_Short task:_
Please take the entries below from the first line through the line containing "ax.spines[s].set_linewidth(1)" and repeat them exactly, leaving out everything after.

_Source data:_
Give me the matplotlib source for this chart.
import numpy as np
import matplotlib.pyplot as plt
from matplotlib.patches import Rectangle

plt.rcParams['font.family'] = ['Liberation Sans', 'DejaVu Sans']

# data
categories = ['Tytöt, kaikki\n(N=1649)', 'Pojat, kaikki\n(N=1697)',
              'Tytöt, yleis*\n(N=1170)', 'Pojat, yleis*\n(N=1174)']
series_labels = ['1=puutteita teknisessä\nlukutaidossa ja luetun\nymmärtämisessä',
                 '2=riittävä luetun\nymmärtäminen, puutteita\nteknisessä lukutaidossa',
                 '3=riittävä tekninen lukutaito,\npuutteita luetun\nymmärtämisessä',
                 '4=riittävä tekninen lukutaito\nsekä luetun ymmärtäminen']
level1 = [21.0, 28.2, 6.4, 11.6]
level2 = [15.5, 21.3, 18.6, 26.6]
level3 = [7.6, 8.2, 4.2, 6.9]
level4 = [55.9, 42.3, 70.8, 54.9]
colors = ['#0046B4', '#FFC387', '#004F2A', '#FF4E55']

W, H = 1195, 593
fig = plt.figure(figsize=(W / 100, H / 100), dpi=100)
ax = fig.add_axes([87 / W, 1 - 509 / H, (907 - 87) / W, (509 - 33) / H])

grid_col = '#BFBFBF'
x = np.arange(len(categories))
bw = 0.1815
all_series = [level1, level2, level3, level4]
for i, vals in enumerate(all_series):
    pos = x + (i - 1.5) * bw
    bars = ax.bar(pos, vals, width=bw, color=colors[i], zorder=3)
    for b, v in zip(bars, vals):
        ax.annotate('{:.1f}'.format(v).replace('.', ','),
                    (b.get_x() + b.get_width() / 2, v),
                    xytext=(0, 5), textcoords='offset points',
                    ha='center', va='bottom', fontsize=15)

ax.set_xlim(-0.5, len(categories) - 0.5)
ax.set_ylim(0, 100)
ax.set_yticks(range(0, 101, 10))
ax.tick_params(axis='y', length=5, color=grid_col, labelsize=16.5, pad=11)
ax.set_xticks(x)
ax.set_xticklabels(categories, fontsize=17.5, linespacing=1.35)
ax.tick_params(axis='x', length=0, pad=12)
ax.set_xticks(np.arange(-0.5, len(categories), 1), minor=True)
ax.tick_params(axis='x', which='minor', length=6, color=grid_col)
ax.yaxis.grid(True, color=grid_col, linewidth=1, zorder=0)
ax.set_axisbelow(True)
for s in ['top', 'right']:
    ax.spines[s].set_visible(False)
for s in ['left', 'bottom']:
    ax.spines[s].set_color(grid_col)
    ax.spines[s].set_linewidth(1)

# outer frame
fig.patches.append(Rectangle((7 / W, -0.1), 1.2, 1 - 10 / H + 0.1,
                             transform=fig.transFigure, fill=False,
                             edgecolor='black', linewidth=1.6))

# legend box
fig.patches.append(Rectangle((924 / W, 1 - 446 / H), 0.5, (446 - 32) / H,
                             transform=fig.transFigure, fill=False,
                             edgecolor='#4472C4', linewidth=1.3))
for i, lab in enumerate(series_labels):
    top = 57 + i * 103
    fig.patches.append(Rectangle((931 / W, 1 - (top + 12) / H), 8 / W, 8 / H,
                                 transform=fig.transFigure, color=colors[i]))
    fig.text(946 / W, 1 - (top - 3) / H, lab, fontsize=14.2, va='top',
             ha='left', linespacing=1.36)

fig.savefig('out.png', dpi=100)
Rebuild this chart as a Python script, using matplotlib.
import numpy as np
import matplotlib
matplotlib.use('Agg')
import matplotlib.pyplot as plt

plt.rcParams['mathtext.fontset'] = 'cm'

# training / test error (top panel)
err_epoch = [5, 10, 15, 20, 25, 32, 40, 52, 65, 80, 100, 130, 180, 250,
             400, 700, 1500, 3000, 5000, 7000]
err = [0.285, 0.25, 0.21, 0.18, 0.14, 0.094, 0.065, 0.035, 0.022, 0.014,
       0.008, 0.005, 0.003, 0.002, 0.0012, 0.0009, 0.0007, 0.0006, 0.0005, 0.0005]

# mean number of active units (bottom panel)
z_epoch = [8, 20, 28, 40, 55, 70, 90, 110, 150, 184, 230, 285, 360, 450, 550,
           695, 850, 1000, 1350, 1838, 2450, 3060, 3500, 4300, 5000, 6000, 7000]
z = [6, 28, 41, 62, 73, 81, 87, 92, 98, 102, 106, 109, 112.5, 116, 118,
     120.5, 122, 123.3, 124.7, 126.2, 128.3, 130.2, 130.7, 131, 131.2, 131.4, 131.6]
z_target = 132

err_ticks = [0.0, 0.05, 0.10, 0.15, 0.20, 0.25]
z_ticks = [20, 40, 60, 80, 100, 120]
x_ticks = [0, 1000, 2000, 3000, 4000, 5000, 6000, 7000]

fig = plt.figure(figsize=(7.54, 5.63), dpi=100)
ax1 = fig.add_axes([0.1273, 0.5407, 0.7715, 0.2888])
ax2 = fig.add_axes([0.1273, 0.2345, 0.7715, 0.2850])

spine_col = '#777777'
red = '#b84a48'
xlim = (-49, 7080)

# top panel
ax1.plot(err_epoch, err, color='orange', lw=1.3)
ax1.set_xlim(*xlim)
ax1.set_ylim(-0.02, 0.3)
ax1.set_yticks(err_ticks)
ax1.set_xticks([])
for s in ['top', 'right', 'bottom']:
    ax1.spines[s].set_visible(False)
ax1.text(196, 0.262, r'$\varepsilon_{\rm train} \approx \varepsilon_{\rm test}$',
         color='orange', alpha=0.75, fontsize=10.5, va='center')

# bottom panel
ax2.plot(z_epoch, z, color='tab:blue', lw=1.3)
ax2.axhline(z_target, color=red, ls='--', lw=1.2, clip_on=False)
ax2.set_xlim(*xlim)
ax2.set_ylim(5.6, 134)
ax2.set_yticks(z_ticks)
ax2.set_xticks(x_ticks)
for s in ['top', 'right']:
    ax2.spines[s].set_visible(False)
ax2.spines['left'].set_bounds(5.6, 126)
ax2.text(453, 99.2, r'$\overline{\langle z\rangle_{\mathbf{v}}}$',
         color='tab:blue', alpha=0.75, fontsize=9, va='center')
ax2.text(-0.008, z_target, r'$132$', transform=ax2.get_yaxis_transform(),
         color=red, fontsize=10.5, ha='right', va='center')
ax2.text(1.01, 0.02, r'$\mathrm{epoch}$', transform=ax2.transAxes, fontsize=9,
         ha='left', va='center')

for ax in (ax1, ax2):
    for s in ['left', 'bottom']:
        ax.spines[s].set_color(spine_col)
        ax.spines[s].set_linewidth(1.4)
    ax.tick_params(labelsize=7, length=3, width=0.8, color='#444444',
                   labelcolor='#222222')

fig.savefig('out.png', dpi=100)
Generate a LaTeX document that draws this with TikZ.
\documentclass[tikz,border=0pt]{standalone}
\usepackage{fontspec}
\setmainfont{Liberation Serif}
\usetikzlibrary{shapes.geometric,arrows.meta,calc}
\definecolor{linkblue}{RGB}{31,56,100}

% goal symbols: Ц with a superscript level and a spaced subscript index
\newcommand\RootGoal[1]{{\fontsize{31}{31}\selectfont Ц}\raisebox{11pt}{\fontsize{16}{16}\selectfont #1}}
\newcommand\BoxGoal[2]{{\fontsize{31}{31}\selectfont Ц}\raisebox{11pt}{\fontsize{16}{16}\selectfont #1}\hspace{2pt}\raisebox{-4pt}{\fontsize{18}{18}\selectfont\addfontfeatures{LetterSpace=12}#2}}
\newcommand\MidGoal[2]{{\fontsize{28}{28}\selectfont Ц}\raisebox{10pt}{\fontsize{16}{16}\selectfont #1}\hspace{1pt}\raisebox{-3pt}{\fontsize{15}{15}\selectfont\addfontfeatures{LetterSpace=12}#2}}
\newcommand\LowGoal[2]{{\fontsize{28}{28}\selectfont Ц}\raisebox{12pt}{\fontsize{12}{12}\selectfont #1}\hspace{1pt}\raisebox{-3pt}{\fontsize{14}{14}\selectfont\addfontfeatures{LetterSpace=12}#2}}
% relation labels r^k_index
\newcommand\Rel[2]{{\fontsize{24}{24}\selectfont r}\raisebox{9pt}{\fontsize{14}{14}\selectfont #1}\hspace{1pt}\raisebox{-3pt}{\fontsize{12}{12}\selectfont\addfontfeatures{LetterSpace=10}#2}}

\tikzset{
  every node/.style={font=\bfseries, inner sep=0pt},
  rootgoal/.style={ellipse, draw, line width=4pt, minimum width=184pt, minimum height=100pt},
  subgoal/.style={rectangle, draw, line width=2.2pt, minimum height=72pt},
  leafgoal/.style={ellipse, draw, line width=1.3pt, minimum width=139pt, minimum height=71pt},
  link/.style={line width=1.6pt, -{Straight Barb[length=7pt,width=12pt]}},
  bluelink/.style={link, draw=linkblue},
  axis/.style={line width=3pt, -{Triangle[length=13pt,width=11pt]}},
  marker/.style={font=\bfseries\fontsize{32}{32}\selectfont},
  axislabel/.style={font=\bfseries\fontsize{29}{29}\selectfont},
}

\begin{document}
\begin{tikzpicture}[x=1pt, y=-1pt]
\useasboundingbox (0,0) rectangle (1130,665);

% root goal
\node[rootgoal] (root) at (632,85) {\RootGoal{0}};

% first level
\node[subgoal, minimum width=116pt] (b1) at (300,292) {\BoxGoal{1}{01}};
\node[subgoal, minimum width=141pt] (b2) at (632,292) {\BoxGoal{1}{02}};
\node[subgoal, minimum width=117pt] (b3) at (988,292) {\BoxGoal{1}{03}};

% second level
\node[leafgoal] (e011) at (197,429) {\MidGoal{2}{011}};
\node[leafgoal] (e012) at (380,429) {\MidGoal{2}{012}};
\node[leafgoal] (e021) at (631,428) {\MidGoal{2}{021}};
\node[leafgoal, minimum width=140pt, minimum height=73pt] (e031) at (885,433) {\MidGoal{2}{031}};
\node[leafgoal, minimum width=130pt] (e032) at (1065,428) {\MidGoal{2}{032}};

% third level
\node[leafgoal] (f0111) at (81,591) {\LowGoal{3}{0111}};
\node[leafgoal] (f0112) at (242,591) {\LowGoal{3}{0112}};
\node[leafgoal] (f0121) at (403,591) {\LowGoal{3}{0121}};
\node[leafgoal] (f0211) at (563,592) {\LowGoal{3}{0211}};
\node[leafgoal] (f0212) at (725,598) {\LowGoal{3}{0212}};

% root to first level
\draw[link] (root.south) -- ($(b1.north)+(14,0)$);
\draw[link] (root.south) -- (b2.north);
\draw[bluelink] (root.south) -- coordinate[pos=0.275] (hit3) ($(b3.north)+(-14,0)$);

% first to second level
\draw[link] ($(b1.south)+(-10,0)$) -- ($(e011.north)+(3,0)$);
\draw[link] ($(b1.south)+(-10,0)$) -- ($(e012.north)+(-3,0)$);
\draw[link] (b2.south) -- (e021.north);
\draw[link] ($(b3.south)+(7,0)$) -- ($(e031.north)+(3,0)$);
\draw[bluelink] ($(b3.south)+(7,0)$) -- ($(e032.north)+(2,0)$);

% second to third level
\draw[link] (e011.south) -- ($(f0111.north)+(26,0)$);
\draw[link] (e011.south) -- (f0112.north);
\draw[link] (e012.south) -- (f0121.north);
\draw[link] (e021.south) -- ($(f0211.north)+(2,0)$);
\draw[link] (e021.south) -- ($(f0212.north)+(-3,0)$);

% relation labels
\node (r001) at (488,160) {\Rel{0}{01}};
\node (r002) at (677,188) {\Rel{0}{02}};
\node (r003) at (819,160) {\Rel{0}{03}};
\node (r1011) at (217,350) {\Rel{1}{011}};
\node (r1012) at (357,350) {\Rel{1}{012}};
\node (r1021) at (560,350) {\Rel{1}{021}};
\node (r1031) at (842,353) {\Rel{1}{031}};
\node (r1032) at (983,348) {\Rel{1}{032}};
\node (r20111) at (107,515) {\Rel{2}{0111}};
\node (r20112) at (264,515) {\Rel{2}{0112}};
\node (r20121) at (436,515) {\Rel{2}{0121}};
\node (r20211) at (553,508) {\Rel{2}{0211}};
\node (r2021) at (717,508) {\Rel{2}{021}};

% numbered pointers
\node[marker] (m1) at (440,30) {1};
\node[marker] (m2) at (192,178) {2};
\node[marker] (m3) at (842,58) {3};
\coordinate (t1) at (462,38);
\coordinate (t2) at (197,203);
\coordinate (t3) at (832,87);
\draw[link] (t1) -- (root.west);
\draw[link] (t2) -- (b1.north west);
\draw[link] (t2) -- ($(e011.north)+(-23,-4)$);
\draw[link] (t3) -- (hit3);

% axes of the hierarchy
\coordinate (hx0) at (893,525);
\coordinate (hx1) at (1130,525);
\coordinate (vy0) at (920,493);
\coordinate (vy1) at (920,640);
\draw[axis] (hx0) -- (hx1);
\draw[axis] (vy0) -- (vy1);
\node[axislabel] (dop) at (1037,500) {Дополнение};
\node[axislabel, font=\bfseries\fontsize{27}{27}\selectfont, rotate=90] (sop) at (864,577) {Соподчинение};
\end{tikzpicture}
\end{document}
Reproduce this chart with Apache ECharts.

_Solution to the problem:_
Give me the matplotlib source for this chart.
import numpy as np
import matplotlib.pyplot as plt
from matplotlib.patches import Rectangle

plt.rcParams['font.family'] = ['Liberation Sans', 'DejaVu Sans']

# data
categories = ['Tytöt, kaikki\n(N=1649)', 'Pojat, kaikki\n(N=1697)',
              'Tytöt, yleis*\n(N=1170)', 'Pojat, yleis*\n(N=1174)']
series_labels = ['1=puutteita teknisessä\nlukutaidossa ja luetun\nymmärtämisessä',
                 '2=riittävä luetun\nymmärtäminen, puutteita\nteknisessä lukutaidossa',
                 '3=riittävä tekninen lukutaito,\npuutteita luetun\nymmärtämisessä',
                 '4=riittävä tekninen lukutaito\nsekä luetun ymmärtäminen']
level1 = [21.0, 28.2, 6.4, 11.6]
level2 = [15.5, 21.3, 18.6, 26.6]
level3 = [7.6, 8.2, 4.2, 6.9]
level4 = [55.9, 42.3, 70.8, 54.9]
colors = ['#0046B4', '#FFC387', '#004F2A', '#FF4E55']

W, H = 1195, 593
fig = plt.figure(figsize=(W / 100, H / 100), dpi=100)
ax = fig.add_axes([87 / W, 1 - 509 / H, (907 - 87) / W, (509 - 33) / H])

grid_col = '#BFBFBF'
x = np.arange(len(categories))
bw = 0.1815
all_series = [level1, level2, level3, level4]
for i, vals in enumerate(all_series):
    pos = x + (i - 1.5) * bw
    bars = ax.bar(pos, vals, width=bw, color=colors[i], zorder=3)
    for b, v in zip(bars, vals):
        ax.annotate('{:.1f}'.format(v).replace('.', ','),
                    (b.get_x() + b.get_width() / 2, v),
                    xytext=(0, 5), textcoords='offset points',
                    ha='center', va='bottom', fontsize=15)

ax.set_xlim(-0.5, len(categories) - 0.5)
ax.set_ylim(0, 100)
ax.set_yticks(range(0, 101, 10))
ax.tick_params(axis='y', length=5, color=grid_col, labelsize=16.5, pad=11)
ax.set_xticks(x)
ax.set_xticklabels(categories, fontsize=17.5, linespacing=1.35)
ax.tick_params(axis='x', length=0, pad=12)
ax.set_xticks(np.arange(-0.5, len(categories), 1), minor=True)
ax.tick_params(axis='x', which='minor', length=6, color=grid_col)
ax.yaxis.grid(True, color=grid_col, linewidth=1, zorder=0)
ax.set_axisbelow(True)
for s in ['top', 'right']:
    ax.spines[s].set_visible(False)
for s in ['left', 'bottom']:
    ax.spines[s].set_color(grid_col)
    ax.spines[s].set_linewidth(1)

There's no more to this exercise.